Just the most recent time K&K have been sued for copyright infringement.
Photographer Sues Kylie & Kendall Jenner Over T-Shirts Using His Tupac Photos


----------



## Peeb (Jul 8, 2017)

I tried to read this but when I came to the part where people are paying 125.00 USD for a tee shirt I just ....

Really? Wow.


----------



## Designer (Jul 8, 2017)

_"..T-shirts sold under their Kendall + Kylie brand.."_ 

They have a brand!


----------



## vintagesnaps (Jul 8, 2017)

And apparently need to hire someone to check into these things first...


----------



## KmH (Jul 8, 2017)

Peeb said:


> I tried to read this but when I came to the part where people are paying 125.00 USD for a tee shirt I just ....
> 
> Really? Wow.


So that likely means more money for the photographer when his attorney wins the pretty much slam dunk lawsuit.
Though it's highly likely the lawsuit will be settled before it goes to court. Cha-Ching!
Having registered his copyright before the infringement his attorney is in a very strong negotiating position if the issue is settled out of court.
In or out of court it's going to be expensive for K + K.
Statutory awards are capped at $150,000 per infringed image, plus the copyright owners court and attorney fees.
There is no $$$,$$$,$$$ cap on actual damages plus the copyright owner can get the profits made from the sales of the T-shirt - plus court costs and attorney fees.


----------



## vintagesnaps (Jul 8, 2017)

Hate to say this but apparently it can depend on if the image was altered enough to be considered a derivative work. (Insert rolleyes as you see fit... lol) I guess two heads aren't necessarily better than one. Wonder if it will be dropped if use has since been discontinued.


----------



## Designer (Jul 8, 2017)

vintagesnaps said:


> Wonder if it will be dropped if use has since been discontinued.

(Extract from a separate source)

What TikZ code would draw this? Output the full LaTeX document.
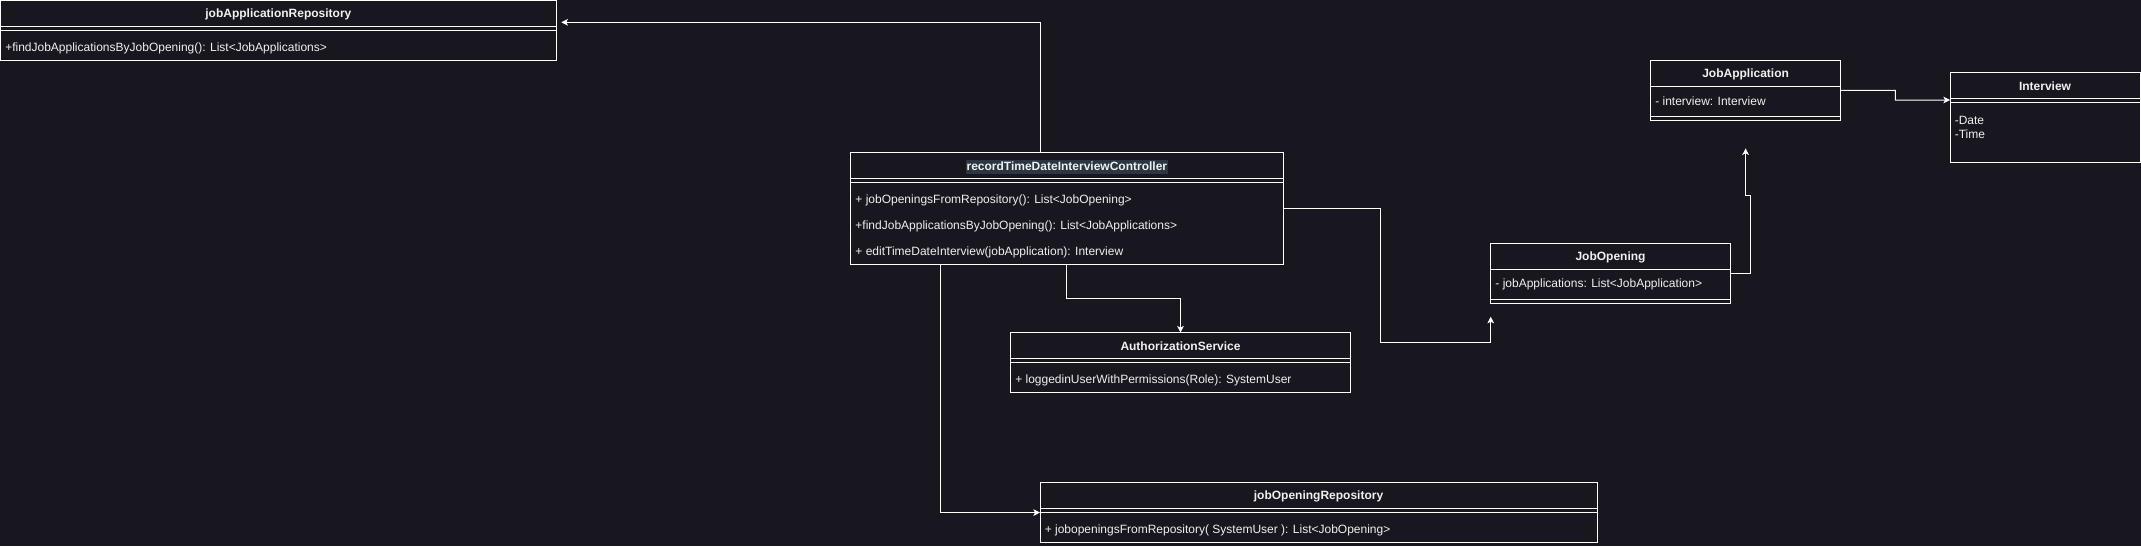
\documentclass[tikz,border=0pt]{standalone}
\usepackage{fontspec}
\setmainfont{Liberation Sans}
\usetikzlibrary{arrows.meta,calc}
\definecolor{bg}{HTML}{18171F}
\definecolor{fg}{HTML}{F0F0F0}
\definecolor{hl}{HTML}{2B3640}
\newcommand\clssep[2]{\draw[clsline] ([yshift=-#2*0.75pt]#1.north west) -- ([yshift=-#2*0.75pt]#1.north east);}
\begin{document}
\begin{tikzpicture}[x=0.75pt,y=-0.75pt,
  classbox/.style={draw=white, line width=0.75pt, fill=bg, inner sep=0pt, outer sep=0pt, anchor=north west, rectangle},
  clsline/.style={draw=white, line width=0.75pt},
  ttltext/.style={font=\bfseries\fontsize{9}{10.5}\selectfont, text=fg, inner sep=0pt},
  rowtext/.style={font=\fontsize{9}{10.5}\selectfont, text=fg, inner sep=0pt, anchor=west},
  conn/.style={draw=white, line width=0.75pt, -{Stealth[length=5pt,width=5pt,inset=1.3pt]}}]
\fill[bg] (0,0) rectangle (2141,546);
\useasboundingbox (0,0) rectangle (2141,546);

% jobApplicationRepository
\node[classbox, minimum width=555.8*0.75pt, minimum height=59.8*0.75pt] (jar) at (0.5,0.5) {};
\node[ttltext] (jar-t) at ([yshift=-14*0.75pt]jar.north) {jobApplicationRepository};
\clssep{jar}{26}\clssep{jar}{30}
\node[rowtext] (jar-r1) at ([xshift=4.5*0.75pt,yshift=-48*0.75pt]jar.north west) {+findJobApplicationsByJobOpening(): List<JobApplications>};

% recordTimeDateInterviewController
\node[classbox, minimum width=432.3*0.75pt, minimum height=111.6*0.75pt] (ctrl) at (850.7,152.7) {};
\node[ttltext, fill=hl, inner xsep=0.75pt, minimum height=10.7pt] (ctrl-t) at ([yshift=-14*0.75pt]ctrl.north) {recordTimeDateInterviewController};
\clssep{ctrl}{26}\clssep{ctrl}{30}
\node[rowtext] (ctrl-r1) at ([xshift=4.5*0.75pt,yshift=-48*0.75pt]ctrl.north west) {+ jobOpeningsFromRepository(): List<JobOpening>};
\node[rowtext] (ctrl-r2) at ([xshift=4.5*0.75pt,yshift=-74*0.75pt]ctrl.north west) {+findJobApplicationsByJobOpening(): List<JobApplications>};
\node[rowtext] (ctrl-r3) at ([xshift=4.5*0.75pt,yshift=-99.5*0.75pt]ctrl.north west) {+ editTimeDateInterview(jobApplication): Interview};

% AuthorizationService
\node[classbox, minimum width=340*0.75pt, minimum height=59.6*0.75pt] (auth) at (1010.5,332.6) {};
\node[ttltext] (auth-t) at ([yshift=-14*0.75pt]auth.north) {AuthorizationService};
\clssep{auth}{26}\clssep{auth}{30}
\node[rowtext] (auth-r1) at ([xshift=4.5*0.75pt,yshift=-48*0.75pt]auth.north west) {+ loggedinUserWithPermissions(Role): SystemUser};

% jobOpeningRepository
\node[classbox, minimum width=557*0.75pt, minimum height=59.6*0.75pt] (jor) at (1040,482.6) {};
\node[ttltext] (jor-t) at ([yshift=-14*0.75pt]jor.north) {jobOpeningRepository};
\clssep{jor}{26}\clssep{jor}{30}
\node[rowtext] (jor-r1) at ([xshift=4.5*0.75pt,yshift=-48*0.75pt]jor.north west) {+ jobopeningsFromRepository( SystemUser ): List<JobOpening>};

% JobApplication
\node[classbox, minimum width=190.2*0.75pt, minimum height=60*0.75pt] (ja) at (1650.5,60.3) {};
\node[ttltext] (ja-t) at ([yshift=-14*0.75pt]ja.north) {JobApplication};
\clssep{ja}{26}\clssep{ja}{56}
\node[rowtext] (ja-r1) at ([xshift=4.5*0.75pt,yshift=-40.5*0.75pt]ja.north west) {- interview: Interview};

% JobOpening
\node[classbox, minimum width=239.6*0.75pt, minimum height=59.6*0.75pt] (jo) at (1490.7,243.7) {};
\node[ttltext] (jo-t) at ([yshift=-14*0.75pt]jo.north) {JobOpening};
\clssep{jo}{26}\clssep{jo}{56}
\node[rowtext] (jo-r1) at ([xshift=4.5*0.75pt,yshift=-40.5*0.75pt]jo.north west) {- jobApplications: List<JobApplication>};

% Interview
\node[classbox, minimum width=190*0.75pt, minimum height=89.8*0.75pt] (iv) at (1950,72.3) {};
\node[ttltext] (iv-t) at ([yshift=-14*0.75pt]iv.north) {Interview};
\clssep{iv}{26.4}\clssep{iv}{30.4}
\node[rowtext] (iv-r1) at ([xshift=4.5*0.75pt,yshift=-47.7*0.75pt]iv.north west) {-Date};
\node[rowtext] (iv-r2) at ([xshift=4.5*0.75pt,yshift=-61.5*0.75pt]iv.north west) {-Time};

% free ends
\coordinate (c2end) at ([yshift=-13.4*0.75pt]jo.south west);
\coordinate (c5end) at ([yshift=-28*0.75pt]ja.south);

% connectors
\draw[conn, shorten >=3.75pt] ([xshift=190*0.75pt]ctrl.north west) |- ([yshift=-21.8*0.75pt]jar.north east);
\draw[conn] ([yshift=-55.3*0.75pt]ctrl.north east) -| (1380.3,342.3) -| (c2end);
\draw[conn] ([xshift=215.6*0.75pt]ctrl.south west) -- ++(0,34) -| (auth.north);
\draw[conn] ([xshift=90*0.75pt]ctrl.south west) |- ([yshift=-30*0.75pt]jor.north west);
\draw[conn] ([yshift=-29.6*0.75pt]jo.north east) -| (1750.3,195.7) -| (c5end);
\draw[conn] ([yshift=-30*0.75pt]ja.north east) -| (1895.4,100) -- ([yshift=-27.7*0.75pt]iv.north west);
\end{tikzpicture}
\end{document}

No.  At the end of the article: _"Notorious B.I.G.'s estate previously issued the following statement: "While we appreciate that the Jenners have made an apology and pulled the unlawful and unauthorized items, *this matter has yet to be resolved*."
_
The payoff.


----------



## vintagesnaps (Jul 8, 2017)

I thought that was from the previous incident, when apparently it wasn't learned to not do something like that again... Who can keep track? lol


----------



## table1349 (Jul 8, 2017)

This was of interest to me right up to the point I read the names involved.  That entire clan and their associates are one giant drain on the planet.

Personally I hope he takes every dime they own and every dime they ever earn in the future.  Even better if he could just shut them the H@!! up and they went away.


----------



## benhasajeep (Jul 8, 2017)

Wow, I read the whole article.  Usually once I get to Jenner, or Krapdashion, or Hilton I close the article.  But this article seemed to be going in the right direction.  And they will get taught a lesson.  Probably won't mean anything to them.  Just blame others.


----------



## Designer (Jul 9, 2017)

benhasajeep said:


> Probably won't mean anything to them.  Just blame others.


Blame others.  Try to counter-sue.  Make money by selling their story to a sleaze-bag journal.

But probably not actually learn anything.


----------